The three-tier cascading fountain at the Maidan is dancing to the tunes of patriotic songs to commemorate the 125th birth anniversary of freedom fighter Subhas Chandra Bose.
In all, 10 songs that were popularly played in the Indian National Army (INA), the force that Netaji had set up to fight for the country’s independence, are being played at the CESC Fountain of Joy. They include ‘Kadam Kadam Badhaye Ja’, ‘Vande Mataram’, ‘Sare Jahan Se Achcha’, ‘Mile Sur Mera Tumhara’ and ‘Hum Dilli Dilli Jayenge Aur Apna Hind Banayenge’.
While the Fountain of Joy is about the interplay of light, sound and water, light and sound played a crucial role in one of the most thrilling chapters in Netaji’s life: the Great Escape in January 1941. Interned in his house at 38/2 Elgin Road, Bose had in the early hours of January 17 slipped out. He had surfaced in Germany three months later.
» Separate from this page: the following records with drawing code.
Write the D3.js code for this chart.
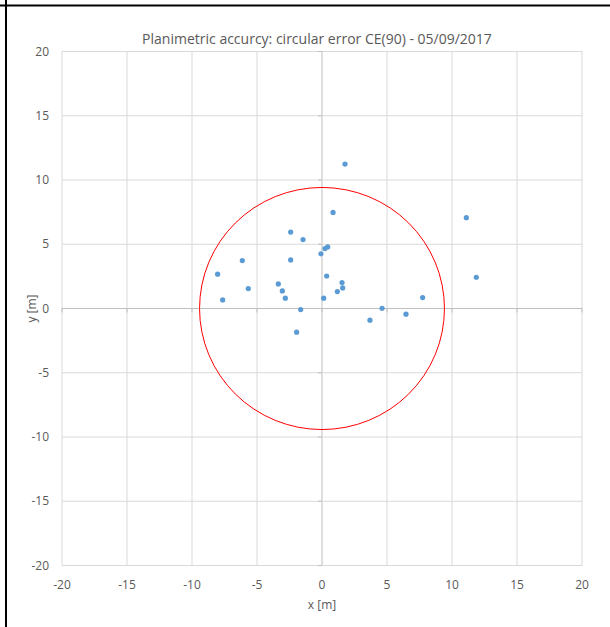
<!DOCTYPE html>
<html>
<head>
<meta charset="utf-8">
<script src="https://cdn.jsdelivr.net/npm/d3@7"></script>
<style>
  body { margin: 0; background: #fff; }
  svg text { font-family: "Open Sans", "Liberation Sans", sans-serif; fill: #595959; }
</style>
</head>
<body>
<div id="vis"></div>
<script>
// measured points (x, y in metres)
var xVals = [1.77, 0.85, 11.1, -2.41, -1.46, 0.23, 0.44, -0.08, -6.13, -2.41, -8.03, 0.36, 1.54, 1.59,
             1.18, -3.36, -3.05, -2.82, -5.67, -7.64, 0.13, 7.74, 4.62, -1.64, 6.46, 3.69, -1.95, 11.87];
var yVals = [11.24, 7.48, 7.07, 5.95, 5.36, 4.66, 4.79, 4.25, 3.73, 3.78, 2.67, 2.53, 2.02, 1.6,
             1.32, 1.91, 1.37, 0.8, 1.55, 0.67, 0.8, 0.85, 0.02, -0.08, -0.44, -0.91, -1.84, 2.43];
var ce90 = 9.42;
var ticks = [-20, -15, -10, -5, 0, 5, 10, 15, 20];
var title = "Planimetric accurcy: circular error CE(90) - 05/09/2017";

var points = xVals.map(function(d, i) { return {x: d, y: yVals[i]}; });

var W = 610, H = 627;
var svg = d3.select("#vis").append("svg")
  .attr("width", W).attr("height", H);

// page frame lines
svg.append("line").attr("x1", 0).attr("x2", W).attr("y1", 5.5).attr("y2", 5.5)
  .attr("stroke", "#000").attr("stroke-width", 2);
svg.append("line").attr("x1", 6).attr("x2", 6).attr("y1", 0).attr("y2", H)
  .attr("stroke", "#000").attr("stroke-width", 2);

var x = d3.scaleLinear().domain([-20, 20]).range([62, 582]);
var y = d3.scaleLinear().domain([-20, 20]).range([565.5, 51.5]);

// grid
var grid = svg.append("g");
grid.selectAll(".gx").data(ticks).enter().append("line")
  .attr("x1", function(d) { return x(d); }).attr("x2", function(d) { return x(d); })
  .attr("y1", y(20)).attr("y2", y(-20))
  .attr("stroke", function(d) { return d === 0 ? "#bfbfbf" : "#d9d9d9"; })
  .attr("stroke-width", 1);
grid.selectAll(".gy").data(ticks).enter().append("line")
  .attr("y1", function(d) { return y(d); }).attr("y2", function(d) { return y(d); })
  .attr("x1", x(-20)).attr("x2", x(20))
  .attr("stroke", function(d) { return d === 0 ? "#bfbfbf" : "#d9d9d9"; })
  .attr("stroke-width", 1);

// small tick marks on zero axes
grid.selectAll(".tx").data(ticks).enter().append("line")
  .attr("x1", function(d) { return x(d); }).attr("x2", function(d) { return x(d); })
  .attr("y1", y(0)).attr("y2", y(0) + 4).attr("stroke", "#bfbfbf");
grid.selectAll(".ty").data(ticks).enter().append("line")
  .attr("y1", function(d) { return y(d); }).attr("y2", function(d) { return y(d); })
  .attr("x1", x(0) - 4).attr("x2", x(0)).attr("stroke", "#bfbfbf");

// tick labels
svg.selectAll(".xl").data(ticks).enter().append("text")
  .attr("x", function(d) { return x(d); })
  .attr("y", 589)
  .attr("text-anchor", "middle")
  .attr("font-size", 12)
  .text(function(d) { return d; });
svg.selectAll(".yl").data(ticks).enter().append("text")
  .attr("x", 49)
  .attr("y", function(d) { return y(d) + 4; })
  .attr("text-anchor", "end")
  .attr("font-size", 12)
  .text(function(d) { return d; });

// CE90 circle
svg.append("ellipse")
  .attr("cx", x(0)).attr("cy", y(0))
  .attr("rx", x(ce90) - x(0)).attr("ry", y(0) - y(ce90))
  .attr("fill", "none").attr("stroke", "#ff0000").attr("stroke-width", 1);

// points
svg.append("g").selectAll("circle").data(points).enter().append("circle")
  .attr("cx", function(d) { return x(d.x); })
  .attr("cy", function(d) { return y(d.y); })
  .attr("r", 2.6)
  .attr("fill", "#5b9bd5");

// titles
svg.append("text")
  .attr("x", 317).attr("y", 44)
  .attr("text-anchor", "middle")
  .attr("font-size", 14)
  .text(title);
svg.append("text")
  .attr("x", x(0)).attr("y", 609)
  .attr("text-anchor", "middle")
  .attr("font-size", 12)
  .text("x [m]");
svg.append("text")
  .attr("transform", "translate(36," + y(0) + ") rotate(-90)")
  .attr("text-anchor", "middle")
  .attr("font-size", 12)
  .text("y [m]");
</script>
</body>
</html>
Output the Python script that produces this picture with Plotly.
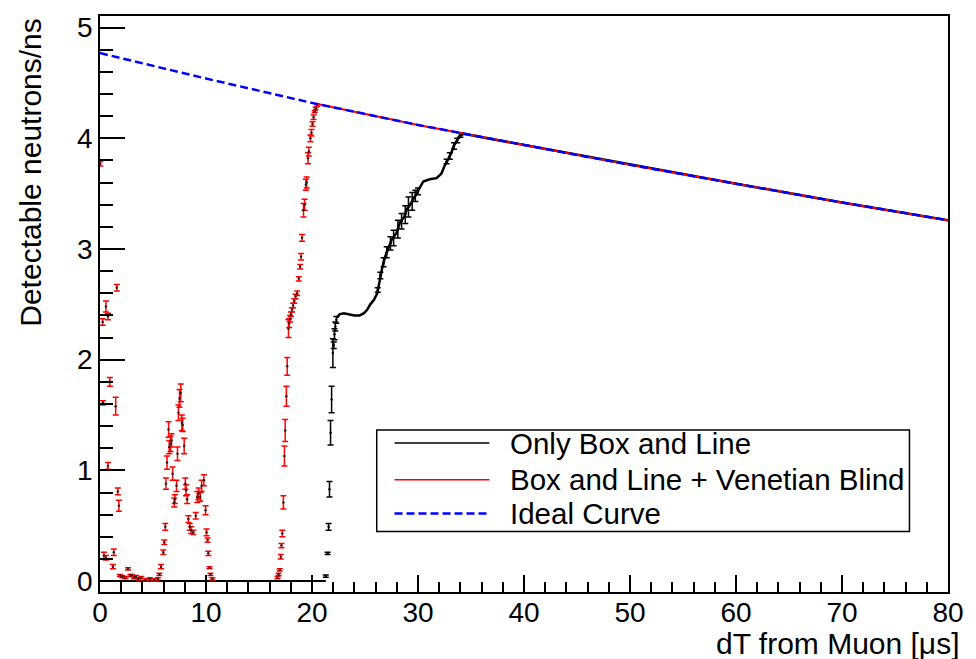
import plotly.graph_objects as go

# ---------------------------------------------------------------------------
# Detectable neutron rate vs. time after a muon
# ---------------------------------------------------------------------------

# Ideal curve (no veto dead time)
ideal_t = [0, 10, 20, 30, 40, 50, 60, 70, 80]
ideal_rate = [4.77, 4.54, 4.32, 4.12, 3.94, 3.76, 3.59, 3.42, 3.26]

# Box and Line + Venetian Blind: individual bins with errors (early times)
red_t = [0.03, 0.25, 0.56, 0.75, 1.59, 0.93, 0.28, 1.48, 0.75, 1.68, 1.78,
         0.37, 0.56, 1.30, 1.22, 1.87,
         2.10, 2.40, 2.64, 2.87, 3.00, 3.20, 3.40, 3.60, 3.90, 4.30, 4.70, 5.10,
         5.45, 5.60, 5.76, 5.97, 6.07, 6.16, 6.22, 6.32, 6.47, 6.53, 6.66, 6.75,
         6.85, 7.00, 7.06, 7.22, 7.31, 7.40, 7.50, 7.62, 7.72, 7.80, 7.94, 8.05,
         8.12, 8.22, 8.34, 8.47, 8.60, 8.80, 9.03, 9.18, 9.30, 9.46, 9.59, 9.80,
         9.96, 10.05, 10.15, 10.22, 10.33, 10.42, 10.60,
         16.75, 16.85, 16.95, 17.05, 17.12, 17.20, 17.30, 17.40, 17.47, 17.58,
         17.66, 17.78, 17.85, 17.93, 18.02, 18.12, 18.22, 18.33, 18.45, 18.60,
         18.75, 18.88, 18.97, 19.06, 19.20, 19.30, 19.42, 19.50, 19.62, 19.70,
         19.85, 19.95, 20.05, 20.15, 20.25, 20.35, 20.48]
red_rate = [3.77, 2.34, 2.48, 2.39, 2.65, 1.80, 1.61, 1.58, 1.04, 0.81, 0.68,
            0.23, 0.21, 0.26, 0.13, 0.05,
            0.04, 0.03, 0.11, 0.05, 0.05, 0.03, 0.04, 0.02, 0.03, 0.01, 0.02, 0.01,
            0.02, 0.06, 0.13, 0.26, 0.35, 0.49, 0.88, 1.07, 1.37, 1.21, 1.24, 1.27,
            0.97, 0.71, 0.74, 0.86, 1.15, 1.52, 1.65, 1.70, 1.43, 1.41, 1.22, 0.88,
            0.82, 0.74, 0.56, 0.49, 0.46, 0.44, 0.59, 0.76, 0.79, 0.76, 0.86, 0.91,
            0.64, 0.44, 0.37, 0.25, 0.12, 0.06, 0.02,
            0.03, 0.06, 0.10, 0.22, 0.32, 0.43, 0.71, 1.13, 1.36, 1.67,
            1.94, 2.28, 2.33, 2.37, 2.41, 2.45, 2.49, 2.53, 2.57, 2.60,
            2.73, 2.84, 2.93, 3.10, 3.35, 3.40, 3.58, 3.60, 3.82, 3.88,
            4.00, 4.05, 4.13, 4.19, 4.24, 4.27, 4.30]
red_err = [0.02, 0.03, 0.05, 0.03, 0.03, 0.04, 0.02, 0.08, 0.03, 0.03, 0.05,
           0.03, 0.02, 0.03, 0.02, 0.01,
           0.01, 0.01, 0.01, 0.01, 0.01, 0.01, 0.01, 0.01, 0.01, 0.01, 0.01, 0.01,
           0.01, 0.01, 0.02, 0.02, 0.02, 0.03, 0.05, 0.06, 0.07, 0.06, 0.07, 0.06,
           0.06, 0.04, 0.04, 0.05, 0.06, 0.07, 0.08, 0.08, 0.07, 0.06, 0.07, 0.05,
           0.05, 0.04, 0.03, 0.03, 0.03, 0.02, 0.03, 0.05, 0.05, 0.04, 0.05, 0.05,
           0.04, 0.03, 0.02, 0.02, 0.01, 0.01, 0.01,
           0.01, 0.01, 0.01, 0.02, 0.02, 0.03, 0.06, 0.09, 0.10, 0.09,
           0.08, 0.08, 0.04, 0.03, 0.02, 0.02, 0.02, 0.02, 0.02, 0.02,
           0.02, 0.02, 0.03, 0.03, 0.06, 0.05, 0.05, 0.05, 0.05, 0.04,
           0.03, 0.03, 0.02, 0.02, 0.01, 0.01, 0.01]

# Box and Line + Venetian Blind: fully efficient part, on the ideal curve
red_tail_t = [20.5, 30, 40, 50, 60, 70, 80]
red_tail_rate = [4.31, 4.12, 3.94, 3.76, 3.59, 3.42, 3.26]

# Only Box and Line: dead until ~21 us
black_zero_t = [0.0, 21.3]
black_zero_rate = [0.0, 0.0]

# Only Box and Line: recovery and tail
black_t = [22.35, 22.6, 23.0, 23.5, 24.0, 24.5, 24.9, 25.2, 25.5, 25.85,
           26.15, 26.3, 26.45, 26.6, 26.9, 27.2, 27.5, 28.0, 28.3, 28.7,
           28.95, 29.25, 29.6, 29.9, 30.2, 30.5, 31.1, 31.75, 32.2, 32.5,
           32.84, 33.15, 33.36, 33.6, 33.9, 34.3, 40, 50, 60, 70, 80]
black_rate = [2.38, 2.41, 2.42, 2.41, 2.40, 2.40, 2.42, 2.45, 2.50, 2.54,
              2.60, 2.67, 2.75, 2.82, 2.93, 3.00, 3.08, 3.15, 3.24, 3.29,
              3.36, 3.40, 3.46, 3.51, 3.57, 3.61, 3.63, 3.64, 3.68, 3.75,
              3.81, 3.87, 3.93, 3.97, 4.02, 4.04, 3.94, 3.76, 3.59, 3.42, 3.26]

# Only Box and Line: bins with visible error bars
black_pt_t = [21.30, 21.47, 21.57, 21.65, 21.75, 21.85, 21.97, 22.05, 22.12,
              22.20, 22.30, 26.20, 26.45, 26.75, 27.05, 27.40, 27.70, 28.10,
              28.45, 28.80, 29.10, 29.45, 29.75, 30.00, 32.70, 33.00, 33.40,
              33.70, 34.00]
black_pt_rate = [0.045, 0.25, 0.49, 0.83, 1.34, 1.64, 2.06, 2.13, 2.23,
                 2.30, 2.36, 2.63, 2.76, 2.88, 2.97, 3.05, 3.10, 3.18,
                 3.25, 3.31, 3.38, 3.43, 3.48, 3.52, 3.79, 3.84, 3.93,
                 3.98, 4.03]
black_pt_err = [0.01, 0.01, 0.03, 0.07, 0.11, 0.12, 0.13, 0.03, 0.05,
                0.04, 0.03, 0.02, 0.03, 0.04, 0.05, 0.06, 0.07, 0.08,
                0.07, 0.08, 0.09, 0.08, 0.05, 0.03, 0.02, 0.03, 0.03,
                0.02, 0.02]

# Axis ticks
x_ticks = [0, 10, 20, 30, 40, 50, 60, 70, 80]
y_ticks = [0, 1, 2, 3, 4, 5]

legend_labels = ["Only Box and Line", "Box and Line + Venetian Blind", "Ideal Curve"]

FONT = "Liberation Sans, Arial, Helvetica, sans-serif"
RED = "#ff0000"
BLUE = "#0000ff"

fig = go.Figure()

# black histogram (drawn first)
fig.add_trace(go.Scatter(x=black_zero_t, y=black_zero_rate, mode="lines",
                         line=dict(color="black", width=2), showlegend=False))
fig.add_trace(go.Scatter(
    x=black_pt_t, y=black_pt_rate, mode="markers",
    marker=dict(color="black", size=2.5),
    error_y=dict(type="data", array=black_pt_err, color="black",
                 thickness=1.5, width=3),
    showlegend=False))
fig.add_trace(go.Scatter(x=black_t, y=black_rate, mode="lines",
                         line=dict(color="black", width=2.5), showlegend=False))

# red histogram
fig.add_trace(go.Scatter(
    x=red_t, y=red_rate, mode="markers",
    marker=dict(color="#222222", size=2.5),
    error_y=dict(type="data", array=red_err, color=RED,
                 thickness=1.5, width=3),
    showlegend=False))
fig.add_trace(go.Scatter(x=red_tail_t, y=red_tail_rate, mode="lines",
                         line=dict(color=RED, width=2), showlegend=False))

# ideal curve on top
fig.add_trace(go.Scatter(x=ideal_t, y=ideal_rate, mode="lines",
                         line=dict(color=BLUE, width=2.5, dash="8px,4px"),
                         showlegend=False))

# pixel -> paper helpers for the plot frame
x_px0, x_px1 = 100.0, 958.0
y_px0, y_px1 = 12.0, 592.0


def px_x(px):
    return (px - x_px0) / (x_px1 - x_px0)


def px_y(py):
    return (y_px1 - py) / (y_px1 - y_px0)


# Hand-built legend box
shapes = [dict(type="rect", xref="paper", yref="paper",
               x0=px_x(380), x1=px_x(919), y0=px_y(531), y1=px_y(429),
               line=dict(color="black", width=1.5), fillcolor="white",
               layer="above")]
legend_rows = [442, 479, 513]
legend_styles = [dict(color="black", width=1.5),
                 dict(color=RED, width=1.5),
                 dict(color=BLUE, width=2.5, dash="8px,4px")]
annotations = []
for label, row, style in zip(legend_labels, legend_rows, legend_styles):
    shapes.append(dict(type="line", xref="paper", yref="paper",
                       x0=px_x(398), x1=px_x(494), y0=px_y(row), y1=px_y(row),
                       line=style, layer="above"))
    annotations.append(dict(text=label, xref="paper", yref="paper",
                            x=px_x(513), y=px_y(row), xanchor="left",
                            yanchor="middle", showarrow=False,
                            font=dict(family=FONT, size=29.5, color="black")))

# Axis titles
annotations.append(dict(text="dT from Muon [\u03bcs]", xref="paper", yref="paper",
                        x=px_x(971), y=px_y(644), xanchor="right", yanchor="middle",
                        showarrow=False,
                        font=dict(family=FONT, size=30, color="black")))
annotations.append(dict(text="Detectable neutrons/ns", xref="paper", yref="paper",
                        x=px_x(30), y=px_y(169), xanchor="center",
                        yanchor="middle", textangle=-90, showarrow=False,
                        font=dict(family=FONT, size=30, color="black")))

fig.update_layout(
    width=976, height=659,
    margin=dict(l=100, r=18, t=12, b=67),
    paper_bgcolor="white", plot_bgcolor="white",
    font=dict(family=FONT, size=28, color="black"),
    shapes=shapes, annotations=annotations,
    showlegend=False,
)
fig.update_xaxes(
    range=[0, 80], tickvals=x_ticks, ticks="inside", ticklen=17,
    tickwidth=1.5, tickcolor="black", showgrid=False, zeroline=False,
    showline=True, linecolor="black", linewidth=1.5, mirror=True,
    tickfont=dict(family=FONT, size=28, color="black"),
    ticklabelstandoff=-5,
    minor=dict(dtick=2, ticks="inside", ticklen=10, tickwidth=1.5,
               tickcolor="black", showgrid=False),
)
fig.update_yaxes(
    range=[-0.099, 5.105], tickvals=y_ticks, ticks="inside", ticklen=25,
    tickwidth=1.5, tickcolor="black", showgrid=False, zeroline=False,
    showline=True, linecolor="black", linewidth=1.5, mirror=True,
    tickfont=dict(family=FONT, size=28, color="black"),
    minor=dict(dtick=0.2, ticks="inside", ticklen=13, tickwidth=1.5,
               tickcolor="black", showgrid=False),
)

fig.write_html("out.html")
“It was 1.20am on January 17, 1941. Apart from Netaji, who was all set to embark on the clandestine journey, there were only four family members present in the room at the Elgin Road address that is now known as Netaji Bhawan: Sisir Bose, Ila Bose, Dijendra Nath Bose and Aurobinda Bose,” said Abhijit Ray, the grand nephew of Netaji who has researched on the thrilling episode.
Disguised as a bearded Muslim, Subhas Bose had turned to his niece Ila and said, “Let the light in my room stay on for another hour at least.” He then asked Dijendra Nath to go up, check if all were asleep, cast a glance at the opposite pavement from a window to see if any cops in plain dress were about and then signal if all was clear. The light in his room was to act as a decoy and misguide cops into believing that Netaji was working till late. Dijendra Nath went up to check if all was clear and then cleared his throat. That was the signal that the coast was clear.
Ila Bose had packed the holdall that Netaji carried. The only personal belongings that he took with himself were a gold-plated wristwatch given to him by his mother Prabhabati and a gold-plated pen gifted by Deshbandhu Chittaranjan Das.
As Sisir Bose drove away, Subhas Bose bid farewell to the family house that had been built by his father Janakinath Bose, a well-known lawyer in Cuttack, in 1909. CESC, then a British firm, had lit up the house. Subhas moved in from Cuttack in 1913 for higher studies in Kolkata.